▸ **Task prompt**
Restate each line word for word. Leave out every picture.

+ + + + + + +

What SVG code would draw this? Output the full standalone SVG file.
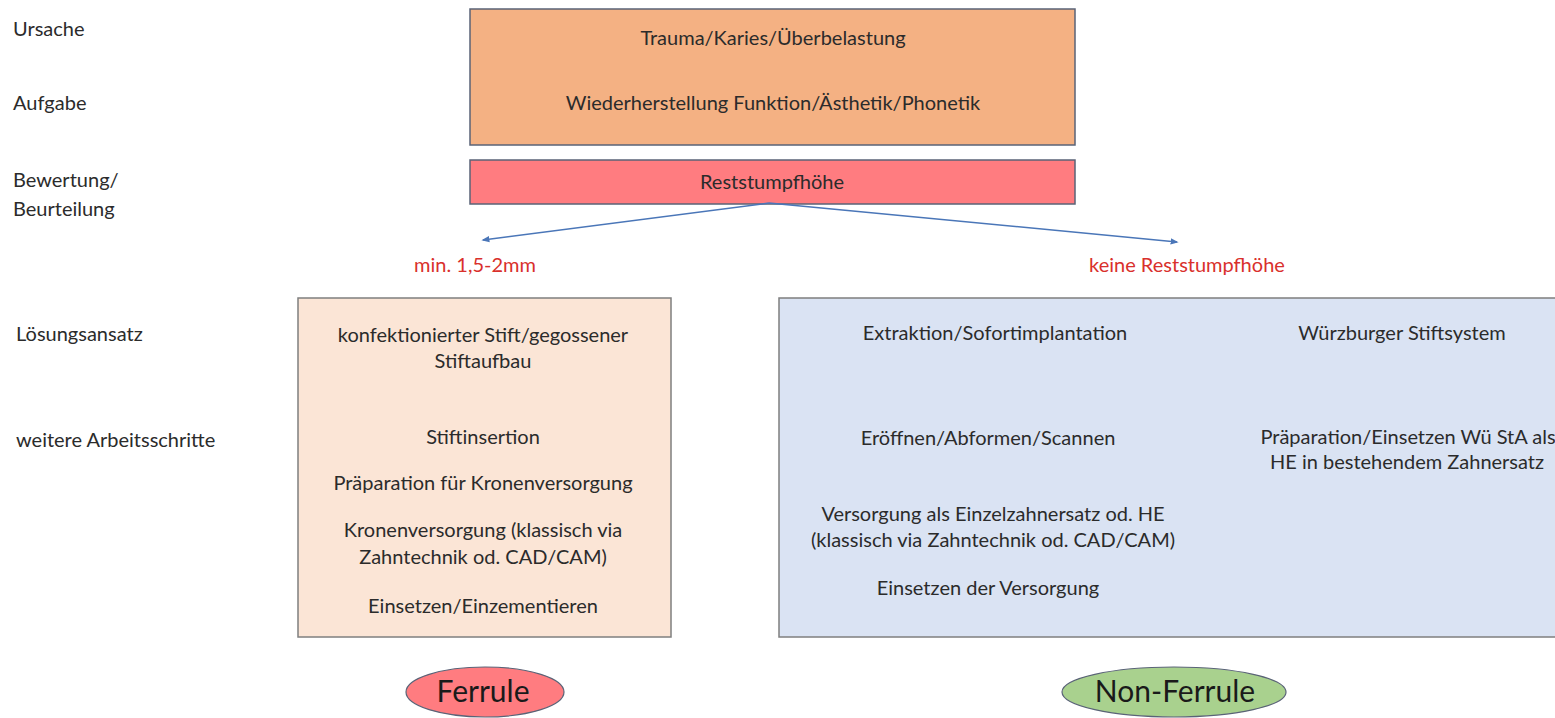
<svg xmlns="http://www.w3.org/2000/svg" width="1555" height="718" viewBox="0 0 1555 718">
<defs>
<style>
text{font-family:Lato,"Open Sans","Liberation Sans",sans-serif;font-size:20px;fill:#2b2b2b}
.c{text-anchor:middle}
.red{fill:#d9302c}
.big{font-size:30px;fill:#1a1a1a}
.conn{stroke:#4a76b8;stroke-width:1.5;fill:none}
</style>
<marker id="ah" viewBox="0 0 10 10" refX="8" refY="5" markerWidth="8" markerHeight="8" orient="auto-start-reverse" markerUnits="userSpaceOnUse">
<path d="M0,1 L10,5 L0,9 Z" fill="#4a76b8"/>
</marker>
</defs>
<rect width="1555" height="718" fill="#ffffff"/>
<g id="row-labels">
<text x="13" y="36">Ursache</text>
<text x="13" y="110">Aufgabe</text>
<text x="13" y="187">Bewertung/</text>
<text x="13" y="216">Beurteilung</text>
<text x="16" y="341">Lösungsansatz</text>
<text x="16" y="447">weitere Arbeitsschritte</text>
</g>
<g id="cause">
<rect x="470" y="9" width="605" height="136" fill="#f4b183" stroke="#5a6377" stroke-width="1.5"/>
<text class="c" x="773" y="45">Trauma/Karies/Überbelastung</text>
<text class="c" x="773" y="110">Wiederherstellung Funktion/Ästhetik/Phonetik</text>
</g>
<g id="assessment">
<rect x="470" y="160" width="605" height="44" fill="#ff7c80" stroke="#5a6377" stroke-width="1.5"/>
<text class="c" x="772" y="189">Reststumpfhöhe</text>
</g>
<g id="connectors">
<path class="conn" d="M769,203 L483,240" marker-end="url(#ah)"/>
<path class="conn" d="M769,203 L1177,242" marker-end="url(#ah)"/>
</g>
<g id="label-min">
<text class="c red" x="475" y="272">min. 1,5-2mm</text>
</g>
<g id="label-keine">
<text class="c red" x="1187" y="272">keine Reststumpfhöhe</text>
</g>
<g id="ferrule-box">
<rect x="298" y="298" width="373" height="339" fill="#fbe5d6" stroke="#7f7f7f" stroke-width="1.5"/>
<text class="c" x="483" y="342">konfektionierter  Stift/gegossener</text>
<text class="c" x="483" y="368">Stiftaufbau</text>
<text class="c" x="483" y="444">Stiftinsertion</text>
<text class="c" x="483" y="490">Präparation für Kronenversorgung</text>
<text class="c" x="483" y="537">Kronenversorgung (klassisch via</text>
<text class="c" x="483" y="564">Zahntechnik od. CAD/CAM)</text>
<text class="c" x="483" y="613">Einsetzen/Einzementieren</text>
</g>
<g id="nonferrule-box">
<rect x="779" y="298" width="790" height="339" fill="#dae3f3" stroke="#7f7f7f" stroke-width="1.5"/>
<text class="c" x="995" y="340">Extraktion/Sofortimplantation</text>
<text class="c" x="1402" y="340">Würzburger Stiftsystem</text>
<text class="c" x="988" y="445">Eröffnen/Abformen/Scannen</text>
<text class="c" x="993" y="521">Versorgung als Einzelzahnersatz od. HE</text>
<text class="c" x="993" y="547">(klassisch via Zahntechnik od. CAD/CAM)</text>
<text class="c" x="988" y="595">Einsetzen der Versorgung</text>
<text class="c" x="1408" y="444">Präparation/Einsetzen Wü StA als</text>
<text class="c" x="1407" y="469">HE in bestehendem Zahnersatz</text>
</g>
<g id="ferrule">
<ellipse cx="485" cy="692" rx="79" ry="25" fill="#ff7c80" stroke="#5a6377" stroke-width="1.2"/>
<text class="c big" x="483" y="702">Ferrule</text>
</g>
<g id="non-ferrule">
<ellipse cx="1174" cy="692" rx="112" ry="25" fill="#a9d18e" stroke="#5a6377" stroke-width="1.2"/>
<text class="c big" x="1175" y="702">Non-Ferrule</text>
</g>
</svg>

+ + + + + + +

▸ **Solution to the exercise**
What SVG code would draw this? Output the full standalone SVG file.
<svg xmlns="http://www.w3.org/2000/svg" width="1555" height="718" viewBox="0 0 1555 718">
<defs>
<style>
text{font-family:Lato,"Open Sans","Liberation Sans",sans-serif;font-size:20px;fill:#2b2b2b}
.c{text-anchor:middle}
.red{fill:#d9302c}
.big{font-size:30px;fill:#1a1a1a}
.conn{stroke:#4a76b8;stroke-width:1.5;fill:none}
</style>
<marker id="ah" viewBox="0 0 10 10" refX="8" refY="5" markerWidth="8" markerHeight="8" orient="auto-start-reverse" markerUnits="userSpaceOnUse">
<path d="M0,1 L10,5 L0,9 Z" fill="#4a76b8"/>
</marker>
</defs>
<rect width="1555" height="718" fill="#ffffff"/>
<g id="row-labels">
<text x="13" y="36">Ursache</text>
<text x="13" y="110">Aufgabe</text>
<text x="13" y="187">Bewertung/</text>
<text x="13" y="216">Beurteilung</text>
<text x="16" y="341">Lösungsansatz</text>
<text x="16" y="447">weitere Arbeitsschritte</text>
</g>
<g id="cause">
<rect x="470" y="9" width="605" height="136" fill="#f4b183" stroke="#5a6377" stroke-width="1.5"/>
<text class="c" x="773" y="45">Trauma/Karies/Überbelastung</text>
<text class="c" x="773" y="110">Wiederherstellung Funktion/Ästhetik/Phonetik</text>
</g>
<g id="assessment">
<rect x="470" y="160" width="605" height="44" fill="#ff7c80" stroke="#5a6377" stroke-width="1.5"/>
<text class="c" x="772" y="189">Reststumpfhöhe</text>
</g>
<g id="connectors">
<path class="conn" d="M769,203 L483,240" marker-end="url(#ah)"/>
<path class="conn" d="M769,203 L1177,242" marker-end="url(#ah)"/>
</g>
<g id="label-min">
<text class="c red" x="475" y="272">min. 1,5-2mm</text>
</g>
<g id="label-keine">
<text class="c red" x="1187" y="272">keine Reststumpfhöhe</text>
</g>
<g id="ferrule-box">
<rect x="298" y="298" width="373" height="339" fill="#fbe5d6" stroke="#7f7f7f" stroke-width="1.5"/>
<text class="c" x="483" y="342">konfektionierter  Stift/gegossener</text>
<text class="c" x="483" y="368">Stiftaufbau</text>
<text class="c" x="483" y="444">Stiftinsertion</text>
<text class="c" x="483" y="490">Präparation für Kronenversorgung</text>
<text class="c" x="483" y="537">Kronenversorgung (klassisch via</text>
<text class="c" x="483" y="564">Zahntechnik od. CAD/CAM)</text>
<text class="c" x="483" y="613">Einsetzen/Einzementieren</text>
</g>
<g id="nonferrule-box">
<rect x="779" y="298" width="790" height="339" fill="#dae3f3" stroke="#7f7f7f" stroke-width="1.5"/>
<text class="c" x="995" y="340">Extraktion/Sofortimplantation</text>
<text class="c" x="1402" y="340">Würzburger Stiftsystem</text>
<text class="c" x="988" y="445">Eröffnen/Abformen/Scannen</text>
<text class="c" x="993" y="521">Versorgung als Einzelzahnersatz od. HE</text>
<text class="c" x="993" y="547">(klassisch via Zahntechnik od. CAD/CAM)</text>
<text class="c" x="988" y="595">Einsetzen der Versorgung</text>
<text class="c" x="1408" y="444">Präparation/Einsetzen Wü StA als</text>
<text class="c" x="1407" y="469">HE in bestehendem Zahnersatz</text>
</g>
<g id="ferrule">
<ellipse cx="485" cy="692" rx="79" ry="25" fill="#ff7c80" stroke="#5a6377" stroke-width="1.2"/>
<text class="c big" x="483" y="702">Ferrule</text>
</g>
<g id="non-ferrule">
<ellipse cx="1174" cy="692" rx="112" ry="25" fill="#a9d18e" stroke="#5a6377" stroke-width="1.2"/>
<text class="c big" x="1175" y="702">Non-Ferrule</text>
</g>
</svg>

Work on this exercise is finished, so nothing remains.